By Skye Gurney
June 6, 2019

For the cover of the June 17 international issue of TIME on what author Tina Brown calls “the nervous breakdown in Britain” we reached out to British collage artist Christopher Spencer, aka “Cold War Steve.”

Spencer’s satirical artwork, published mainly on his @coldwar_steve Twitter account, has become synonymous with the frenzied zeitgeist of Brexit-era Britain. His surreal collages, where world leaders rub shoulders with minor British celebrities, have appeared in newspapers and magazines in the U.K. and have been exhibited in London galleries. This is one of the first times his highly U.K.-specific work has found a global audience.

Photo-illustration by Cold War Steve for TIME

“While I have never created something specifically for an American/international audience before,” Spencer says, “being commissioned to do the cover of TIME was mind-blowing and capped off a remarkable first half of 2019 for me.”
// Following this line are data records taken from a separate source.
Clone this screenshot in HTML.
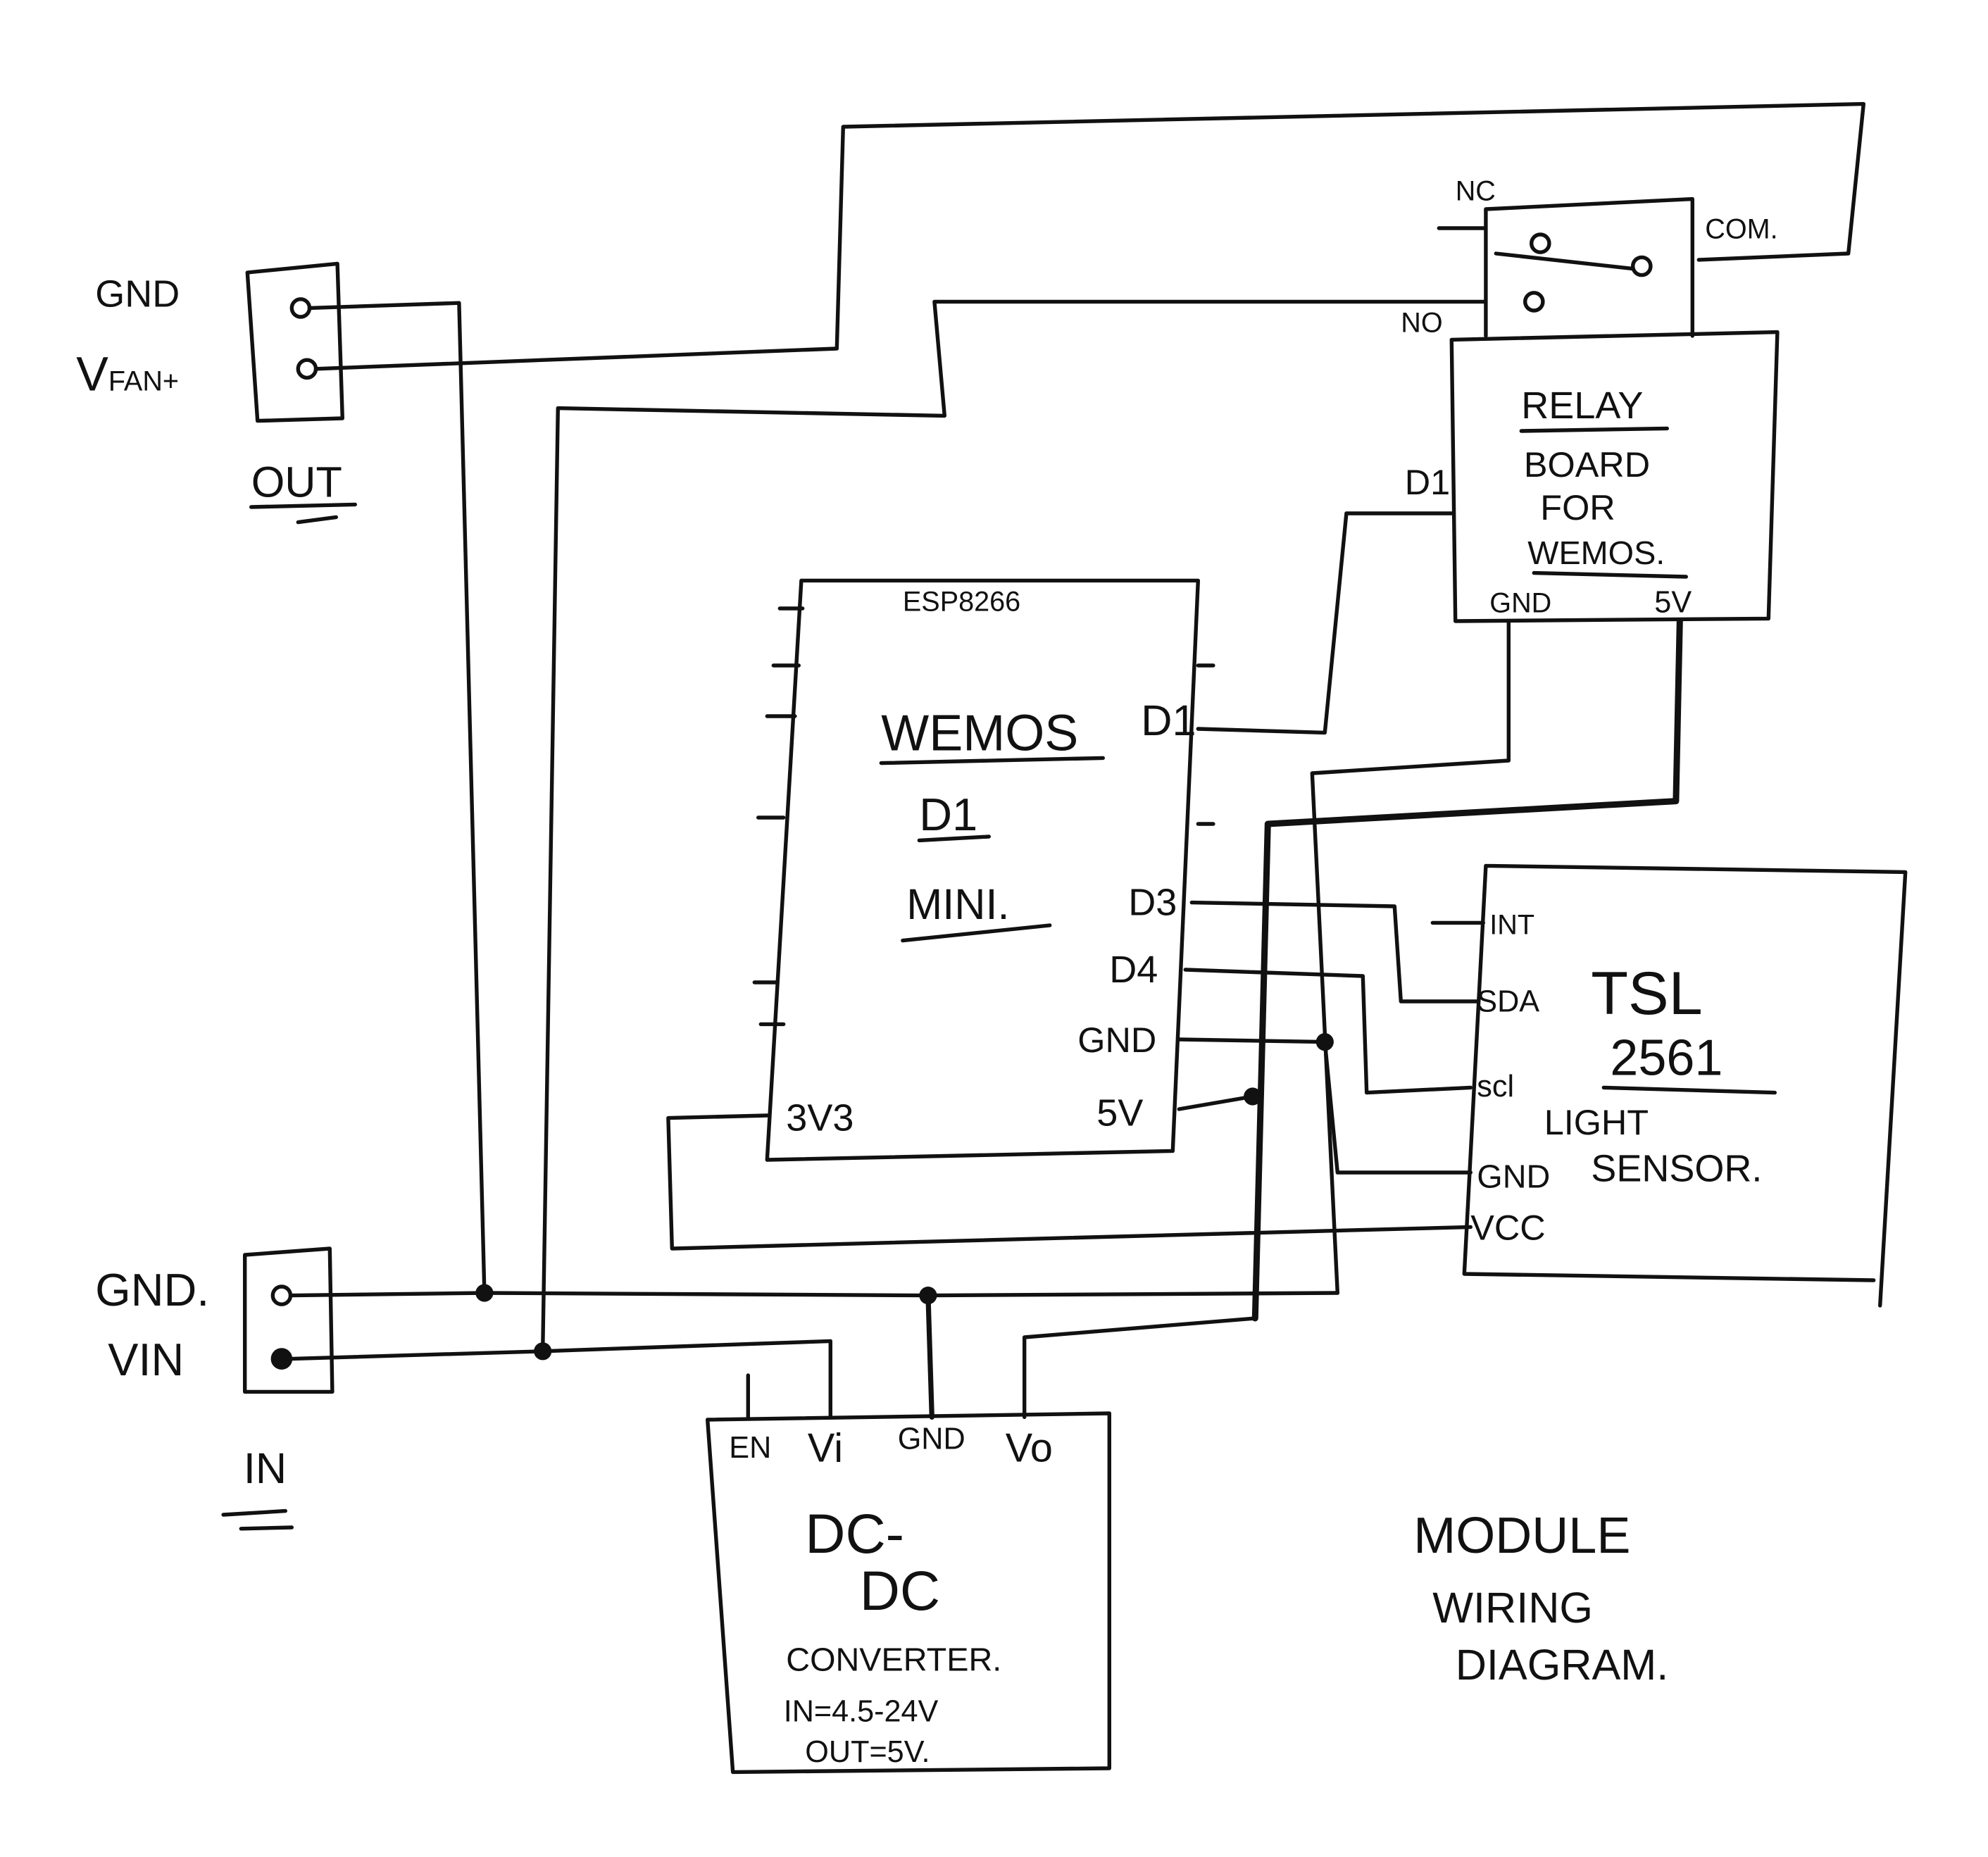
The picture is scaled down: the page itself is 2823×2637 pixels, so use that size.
<!DOCTYPE html>
<html><head><meta charset="utf-8"><style>
html,body{margin:0;padding:0;background:#fff}
svg{display:block}
text{font-family:"Liberation Sans",sans-serif;fill:#111}
</style></head><body>
<svg width="2823" height="2637" viewBox="0 0 1568 1465" xmlns="http://www.w3.org/2000/svg">
<g fill="none" stroke="#111" stroke-width="3" stroke-linecap="round" stroke-linejoin="round">
<path d="M195,215 L266,208 L270,330 L203,332 Z"/>
<circle cx="237" cy="243" r="7"/><circle cx="242" cy="291" r="7"/>
<path d="M244,243 L362,239 L382,1020"/>
<path d="M249,291 L660,275 L665,100 L1470,82 L1458,200 L1340,205"/>
<path d="M198,400 L280,398 M235,412 L265,408"/>
<path d="M1172,165 L1335,157 L1335,265 M1172,165 L1172,265"/>
<path d="M1135,180 L1172,180"/>
<circle cx="1215" cy="192" r="7"/><circle cx="1295" cy="210" r="7"/><circle cx="1210" cy="238" r="7"/>
<path d="M1180,200 L1288,212"/>
<path d="M1172,238 L737,238 L745,328 L440,322 L428,1066"/>
<path d="M1145,268 L1402,262 L1395,488 L1148,490 Z"/>
<path d="M1200,340 L1315,338 M1210,452 L1330,455"/>
<path d="M1145,405 L1062,405 L1045,578 L945,575"/>
<path d="M1190,490 L1190,600 L1035,610 L1055,1020"/>
<path d="M1325,490 L1322,632 L1000,650 L990,1040" stroke-width="5"/>
<path d="M632,458 L945,458 L925,908 L605,915 L632,458"/>
<path d="M615,480h18 M610,525h20 M605,565h22 M598,645h20 M595,775h18 M600,808h18 M945,525h12 M945,650h12"/>
<path d="M695,602 L870,598 M725,663 L780,660 M712,742 L828,730"/>
<path d="M940,712 L1100,715 L1105,790 L1165,790"/>
<path d="M935,765 L1075,770 L1078,862 L1160,858"/>
<path d="M930,820 L1045,822 L1055,925 L1160,925"/>
<path d="M930,875 L988,865"/>
<path d="M605,880 L527,882 L530,985 L1160,968"/>
<path d="M1130,728 L1170,728"/>
<path d="M1172,683 L1503,688 L1483,1030 M1172,683 L1155,1005 L1478,1010"/>
<path d="M1265,858 L1400,862"/>
<path d="M193,990 L260,985 L262,1098 L193,1098 Z"/>
<circle cx="222" cy="1022" r="7"/><circle cx="222" cy="1072" r="7" fill="#111"/>
<path d="M229,1022 L382,1020 L732,1022 L1055,1020"/>
<path d="M229,1072 L428,1066 L655,1058 L655,1118"/>
<path d="M176,1195 L225,1192 M190,1206 L230,1205"/>
<path d="M558,1120 L875,1115 L875,1395 L578,1398 L558,1120"/>
<path d="M590,1085 L590,1118"/>
<path d="M732,1022 L735,1118" stroke-width="4"/>
<path d="M808,1118 L808,1055 L990,1040"/>
</g>
<g fill="#111">
<circle cx="382" cy="1020" r="7"/><circle cx="428" cy="1066" r="7"/>
<circle cx="732" cy="1022" r="7"/><circle cx="1045" cy="822" r="7"/>
<circle cx="988" cy="865" r="7"/>
</g>
<g font-size="30">
<text x="75" y="242">GND</text>
<text x="60" y="308" font-size="38">V<tspan font-size="22">FAN+</tspan></text>
<text x="198" y="392" font-size="34">OUT</text>
<text x="1148" y="158" font-size="22">NC</text>
<text x="1105" y="262" font-size="22">NO</text>
<text x="1345" y="188" font-size="22">COM.</text>
<text x="1200" y="330" font-size="30">RELAY</text>
<text x="1202" y="376" font-size="28">BOARD</text>
<text x="1215" y="410" font-size="28">FOR</text>
<text x="1205" y="445" font-size="26">WEMOS.</text>
<text x="1175" y="483" font-size="22">GND</text>
<text x="1305" y="483" font-size="24">5V</text>
<text x="1108" y="390" font-size="28">D1</text>
<text x="712" y="482" font-size="22">ESP8266</text>
<text x="695" y="592" font-size="40">WEMOS</text>
<text x="900" y="580" font-size="34">D1</text>
<text x="725" y="655" font-size="36">D1</text>
<text x="715" y="725" font-size="34">MINI.</text>
<text x="890" y="722" font-size="30">D3</text>
<text x="875" y="775" font-size="30">D4</text>
<text x="850" y="830" font-size="28">GND</text>
<text x="865" y="888" font-size="30">5V</text>
<text x="620" y="892" font-size="30">3V3</text>
<text x="1175" y="737" font-size="22">INT</text>
<text x="1165" y="798" font-size="24">SDA</text>
<text x="1165" y="865" font-size="24">scl</text>
<text x="1165" y="937" font-size="26">GND</text>
<text x="1160" y="978" font-size="28">VCC</text>
<text x="1255" y="800" font-size="48">TSL</text>
<text x="1270" y="848" font-size="40">2561</text>
<text x="1218" y="895" font-size="28">LIGHT</text>
<text x="1255" y="932" font-size="30">SENSOR.</text>
<text x="75" y="1030" font-size="36">GND.</text>
<text x="85" y="1085" font-size="36">VIN</text>
<text x="192" y="1170" font-size="34">IN</text>
<text x="575" y="1150" font-size="24">EN</text>
<text x="637" y="1153" font-size="32">Vi</text>
<text x="708" y="1143" font-size="24">GND</text>
<text x="793" y="1153" font-size="32">Vo</text>
<text x="635" y="1225" font-size="44">DC-</text>
<text x="678" y="1270" font-size="44">DC</text>
<text x="620" y="1318" font-size="26">CONVERTER.</text>
<text x="618" y="1358" font-size="24">IN=4.5-24V</text>
<text x="635" y="1390" font-size="24">OUT=5V.</text>
<text x="1115" y="1225" font-size="40">MODULE</text>
<text x="1130" y="1280" font-size="34">WIRING</text>
<text x="1148" y="1325" font-size="34">DIAGRAM.</text>
</g>
</svg>
</body></html>
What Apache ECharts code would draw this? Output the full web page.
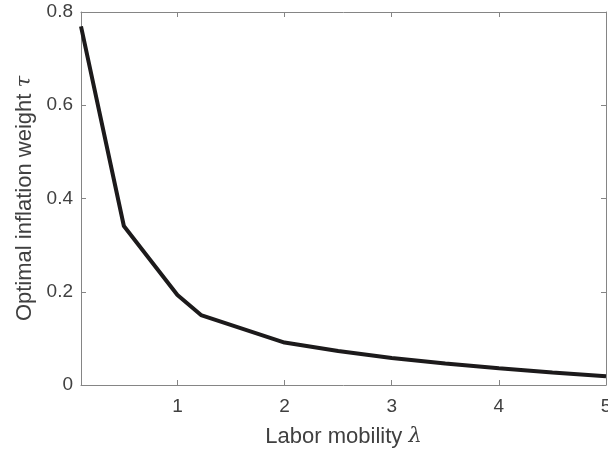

Asked about his inspiration for the cover, which imagines political and pop-cultural icons in a sinking London bus, Spencer replied: “The sinking London bus is a fairly obvious metaphor–as too the Union flag being waved by Boris Johnson, which is tattered and becoming torn down the middle.”

The accompanying essays, by British novelist Jonathan Coe and former Vanity Fair editor Brown, explore how the Brexit vote of June 2016 has impacted the country in the three years since. Says Spencer: “The saddest impact of Brexit I feel, is the way it has literally ripped the country in half.”

The artist’s book Cold War Steve Presents…The Festival of Brexit is out now.